Only the pictures stay out; every record is to be quoted exactly.

▽

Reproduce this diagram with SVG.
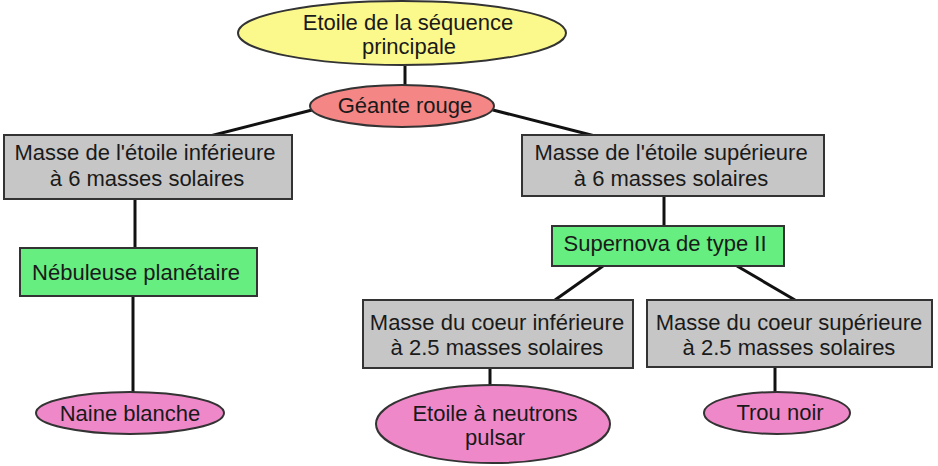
<svg xmlns="http://www.w3.org/2000/svg" width="938" height="466" viewBox="0 0 938 466">
<style>
text{font-family:"Liberation Sans",Arial,sans-serif;font-size:22px;fill:#1a1a1a;text-anchor:middle}
.box{stroke:#333;stroke-width:2}
.gray{fill:#c6c6c6}
.green{fill:#66ee80}
.pink{fill:#ee88c8}
.conn line{stroke:#111;stroke-width:3}
</style>
<rect width="938" height="466" fill="#fff"/>
<g class="conn">
<line x1="405" y1="66" x2="405" y2="88"/>
<line x1="312" y1="110" x2="210" y2="136"/>
<line x1="493" y1="110" x2="595" y2="136"/>
<line x1="135" y1="199" x2="135" y2="248"/>
<line x1="133" y1="296" x2="133" y2="392"/>
<line x1="664" y1="196" x2="664" y2="226"/>
<line x1="603" y1="266" x2="555" y2="300"/>
<line x1="737" y1="266" x2="795" y2="300"/>
<line x1="490" y1="368" x2="490" y2="386"/>
<line x1="775" y1="367" x2="775" y2="392"/>
</g>
<g id="etoile-sequence"><ellipse class="box" cx="402" cy="33" rx="164" ry="32" fill="#fbf98c"/><text x="408" y="30">Etoile de la séquence</text><text x="409" y="54">principale</text></g>
<g id="geante-rouge"><ellipse class="box" cx="402" cy="106" rx="92" ry="21" fill="#f48686"/><text x="405" y="113">Géante rouge</text></g>
<g id="masse-etoile-inf"><rect class="box gray" x="4" y="135" width="288" height="64"/><text x="145" y="160">Masse de l'étoile inférieure</text><text x="147" y="186">à 6 masses solaires</text></g>
<g id="masse-etoile-sup"><rect class="box gray" x="522" y="135" width="302" height="61"/><text x="671" y="160">Masse de l'étoile supérieure</text><text x="671" y="186">à 6 masses solaires</text></g>
<g id="nebuleuse"><rect class="box green" x="20" y="248" width="237" height="48"/><text x="136" y="280">Nébuleuse planétaire</text></g>
<g id="supernova"><rect class="box green" x="552" y="226" width="232" height="40"/><text x="665" y="251">Supernova de type II</text></g>
<g id="masse-coeur-inf"><rect class="box gray" x="363" y="300" width="270" height="68"/><text x="497" y="330">Masse du coeur inférieure</text><text x="497" y="355">à 2.5 masses solaires</text></g>
<g id="masse-coeur-sup"><rect class="box gray" x="647" y="300" width="285" height="67"/><text x="789" y="330">Masse du coeur supérieure</text><text x="789" y="355">à 2.5 masses solaires</text></g>
<g id="naine-blanche"><ellipse class="box pink" cx="130" cy="413" rx="94" ry="21"/><text x="130" y="421">Naine blanche</text></g>
<g id="etoile-neutrons"><ellipse class="box pink" cx="493" cy="424" rx="117" ry="39"/><text x="495" y="421">Etoile à neutrons</text><text x="495" y="445">pulsar</text></g>
<g id="trou-noir"><ellipse class="box pink" cx="777" cy="413" rx="73" ry="21"/><text x="780" y="420">Trou noir</text></g>
</svg>
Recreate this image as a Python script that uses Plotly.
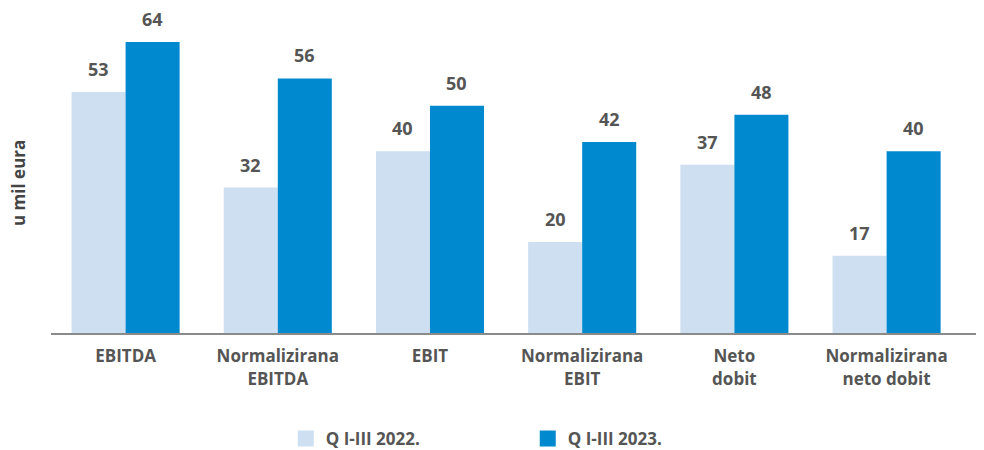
import plotly.graph_objects as go

categories = ["EBITDA", "Normalizirana<br>EBITDA", "EBIT", "Normalizirana<br>EBIT",
              "Neto<br>dobit", "Normalizirana<br>neto dobit"]
series_names = ["Q I-III 2022.", "Q I-III 2023."]
values_2022 = [53, 32, 40, 20, 37, 17]
values_2023 = [64, 56, 50, 42, 48, 40]

colors = ["#cddff0", "#0089cf"]
text_color = "#555555"
font_family = "'Open Sans', Roboto, sans-serif"
label_font = {"size": 18, "color": text_color, "family": font_family, "weight": "bold"}

fig = go.Figure()

for name, vals, color in zip(series_names, [values_2022, values_2023], colors):
    fig.add_trace(go.Bar(
        x=categories,
        y=vals,
        name=name,
        marker={"color": color, "line": {"width": 0}},
        showlegend=False,
        hovertemplate="%{x}: %{y}<extra>" + name + "</extra>",
    ))
    # bigger square legend symbols
    fig.add_trace(go.Scatter(
        x=[None], y=[None],
        mode="markers",
        marker={"symbol": "square", "size": 21, "color": color},
        name=name,
        showlegend=True,
    ))

# value labels above each bar (left bar / right bar of each group)
for vals, shift in [(values_2022, -27), (values_2023, 27)]:
    for cat, v in zip(categories, vals):
        fig.add_annotation(
            x=cat, y=v, xshift=shift, yshift=9,
            text=str(v), showarrow=False,
            yanchor="bottom", font=label_font,
        )

fig.add_annotation(
    text="u mil eura",
    xref="paper", yref="paper",
    x=-0.0354, y=0.5,
    xanchor="center", yanchor="middle",
    textangle=-90,
    showarrow=False,
    font={"size": 17, "color": "#444444", "weight": "bold", "family": font_family},
)

fig.update_layout(
    width=984,
    height=450,
    barmode="group",
    bargap=0.29,
    bargroupgap=0,
    plot_bgcolor="white",
    paper_bgcolor="white",
    margin={"l": 43, "r": 8, "t": 25, "b": 125, "autoexpand": False},
    font={"family": font_family, "color": text_color},
    xaxis={
        "range": [-0.49, 5.64],
        "showline": True,
        "linecolor": "#8a8a8a",
        "linewidth": 2,
        "ticks": "",
        "ticklabelstandoff": 7,
        "tickfont": {"size": 17, "color": text_color, "weight": "bold"},
        "showgrid": False,
        "automargin": False,
    },
    yaxis={
        "range": [0, 66],
        "showgrid": False,
        "zeroline": False,
        "showticklabels": False,
        "automargin": False,
    },
    legend={
        "orientation": "h",
        "x": 0.2516,
        "xanchor": "left",
        "y": -0.353,
        "yanchor": "middle",
        "entrywidth": 197,
        "entrywidthmode": "pixels",
        "font": {"size": 17, "color": text_color, "weight": "bold"},
        "itemsizing": "trace",
    },
)

fig.write_html("out.html")
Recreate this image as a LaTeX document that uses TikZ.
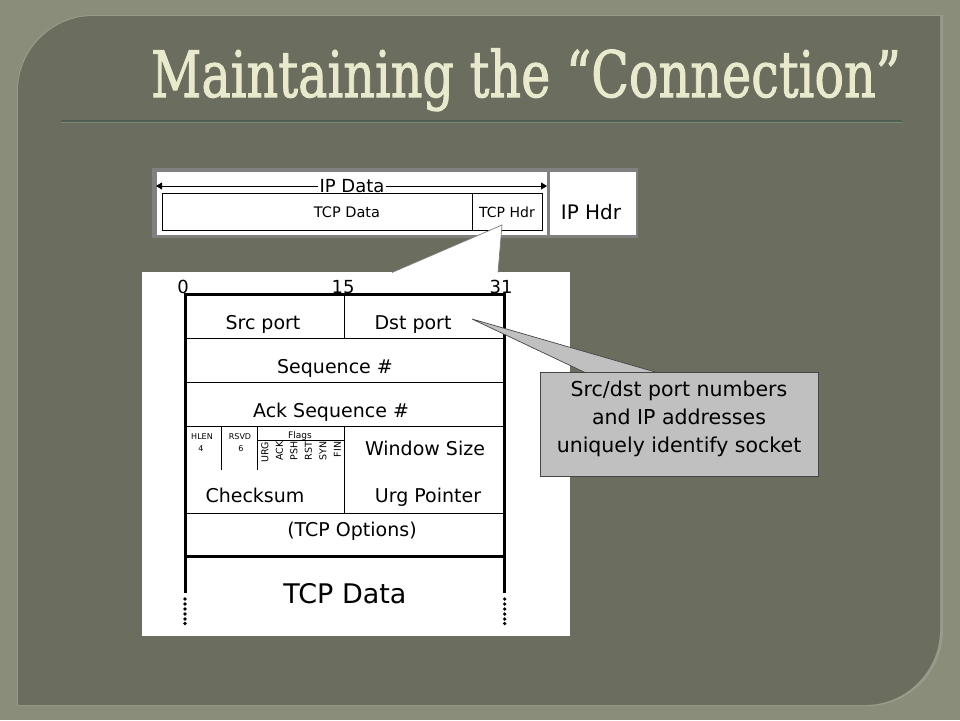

△

■ **OUTPUT BELOW**:
Reproduce this diagram with SVG.
<svg xmlns="http://www.w3.org/2000/svg" width="938" height="466" viewBox="0 0 938 466">
<style>
text{font-family:"Liberation Sans",Arial,sans-serif;font-size:22px;fill:#1a1a1a;text-anchor:middle}
.box{stroke:#333;stroke-width:2}
.gray{fill:#c6c6c6}
.green{fill:#66ee80}
.pink{fill:#ee88c8}
.conn line{stroke:#111;stroke-width:3}
</style>
<rect width="938" height="466" fill="#fff"/>
<g class="conn">
<line x1="405" y1="66" x2="405" y2="88"/>
<line x1="312" y1="110" x2="210" y2="136"/>
<line x1="493" y1="110" x2="595" y2="136"/>
<line x1="135" y1="199" x2="135" y2="248"/>
<line x1="133" y1="296" x2="133" y2="392"/>
<line x1="664" y1="196" x2="664" y2="226"/>
<line x1="603" y1="266" x2="555" y2="300"/>
<line x1="737" y1="266" x2="795" y2="300"/>
<line x1="490" y1="368" x2="490" y2="386"/>
<line x1="775" y1="367" x2="775" y2="392"/>
</g>
<g id="etoile-sequence"><ellipse class="box" cx="402" cy="33" rx="164" ry="32" fill="#fbf98c"/><text x="408" y="30">Etoile de la séquence</text><text x="409" y="54">principale</text></g>
<g id="geante-rouge"><ellipse class="box" cx="402" cy="106" rx="92" ry="21" fill="#f48686"/><text x="405" y="113">Géante rouge</text></g>
<g id="masse-etoile-inf"><rect class="box gray" x="4" y="135" width="288" height="64"/><text x="145" y="160">Masse de l'étoile inférieure</text><text x="147" y="186">à 6 masses solaires</text></g>
<g id="masse-etoile-sup"><rect class="box gray" x="522" y="135" width="302" height="61"/><text x="671" y="160">Masse de l'étoile supérieure</text><text x="671" y="186">à 6 masses solaires</text></g>
<g id="nebuleuse"><rect class="box green" x="20" y="248" width="237" height="48"/><text x="136" y="280">Nébuleuse planétaire</text></g>
<g id="supernova"><rect class="box green" x="552" y="226" width="232" height="40"/><text x="665" y="251">Supernova de type II</text></g>
<g id="masse-coeur-inf"><rect class="box gray" x="363" y="300" width="270" height="68"/><text x="497" y="330">Masse du coeur inférieure</text><text x="497" y="355">à 2.5 masses solaires</text></g>
<g id="masse-coeur-sup"><rect class="box gray" x="647" y="300" width="285" height="67"/><text x="789" y="330">Masse du coeur supérieure</text><text x="789" y="355">à 2.5 masses solaires</text></g>
<g id="naine-blanche"><ellipse class="box pink" cx="130" cy="413" rx="94" ry="21"/><text x="130" y="421">Naine blanche</text></g>
<g id="etoile-neutrons"><ellipse class="box pink" cx="493" cy="424" rx="117" ry="39"/><text x="495" y="421">Etoile à neutrons</text><text x="495" y="445">pulsar</text></g>
<g id="trou-noir"><ellipse class="box pink" cx="777" cy="413" rx="73" ry="21"/><text x="780" y="420">Trou noir</text></g>
</svg>
Recreate this image as a Python script that uses Plotly.
import plotly.graph_objects as go

categories = ["EBITDA", "Normalizirana<br>EBITDA", "EBIT", "Normalizirana<br>EBIT",
              "Neto<br>dobit", "Normalizirana<br>neto dobit"]
series_names = ["Q I-III 2022.", "Q I-III 2023."]
values_2022 = [53, 32, 40, 20, 37, 17]
values_2023 = [64, 56, 50, 42, 48, 40]

colors = ["#cddff0", "#0089cf"]
text_color = "#555555"
font_family = "'Open Sans', Roboto, sans-serif"
label_font = {"size": 18, "color": text_color, "family": font_family, "weight": "bold"}

fig = go.Figure()

for name, vals, color in zip(series_names, [values_2022, values_2023], colors):
    fig.add_trace(go.Bar(
        x=categories,
        y=vals,
        name=name,
        marker={"color": color, "line": {"width": 0}},
        showlegend=False,
        hovertemplate="%{x}: %{y}<extra>" + name + "</extra>",
    ))
    # bigger square legend symbols
    fig.add_trace(go.Scatter(
        x=[None], y=[None],
        mode="markers",
        marker={"symbol": "square", "size": 21, "color": color},
        name=name,
        showlegend=True,
    ))

# value labels above each bar (left bar / right bar of each group)
for vals, shift in [(values_2022, -27), (values_2023, 27)]:
    for cat, v in zip(categories, vals):
        fig.add_annotation(
            x=cat, y=v, xshift=shift, yshift=9,
            text=str(v), showarrow=False,
            yanchor="bottom", font=label_font,
        )

fig.add_annotation(
    text="u mil eura",
    xref="paper", yref="paper",
    x=-0.0354, y=0.5,
    xanchor="center", yanchor="middle",
    textangle=-90,
    showarrow=False,
    font={"size": 17, "color": "#444444", "weight": "bold", "family": font_family},
)

fig.update_layout(
    width=984,
    height=450,
    barmode="group",
    bargap=0.29,
    bargroupgap=0,
    plot_bgcolor="white",
    paper_bgcolor="white",
    margin={"l": 43, "r": 8, "t": 25, "b": 125, "autoexpand": False},
    font={"family": font_family, "color": text_color},
    xaxis={
        "range": [-0.49, 5.64],
        "showline": True,
        "linecolor": "#8a8a8a",
        "linewidth": 2,
        "ticks": "",
        "ticklabelstandoff": 7,
        "tickfont": {"size": 17, "color": text_color, "weight": "bold"},
        "showgrid": False,
        "automargin": False,
    },
    yaxis={
        "range": [0, 66],
        "showgrid": False,
        "zeroline": False,
        "showticklabels": False,
        "automargin": False,
    },
    legend={
        "orientation": "h",
        "x": 0.2516,
        "xanchor": "left",
        "y": -0.353,
        "yanchor": "middle",
        "entrywidth": 197,
        "entrywidthmode": "pixels",
        "font": {"size": 17, "color": text_color, "weight": "bold"},
        "itemsizing": "trace",
    },
)

fig.write_html("out.html")
Recreate this image as a LaTeX document that uses TikZ.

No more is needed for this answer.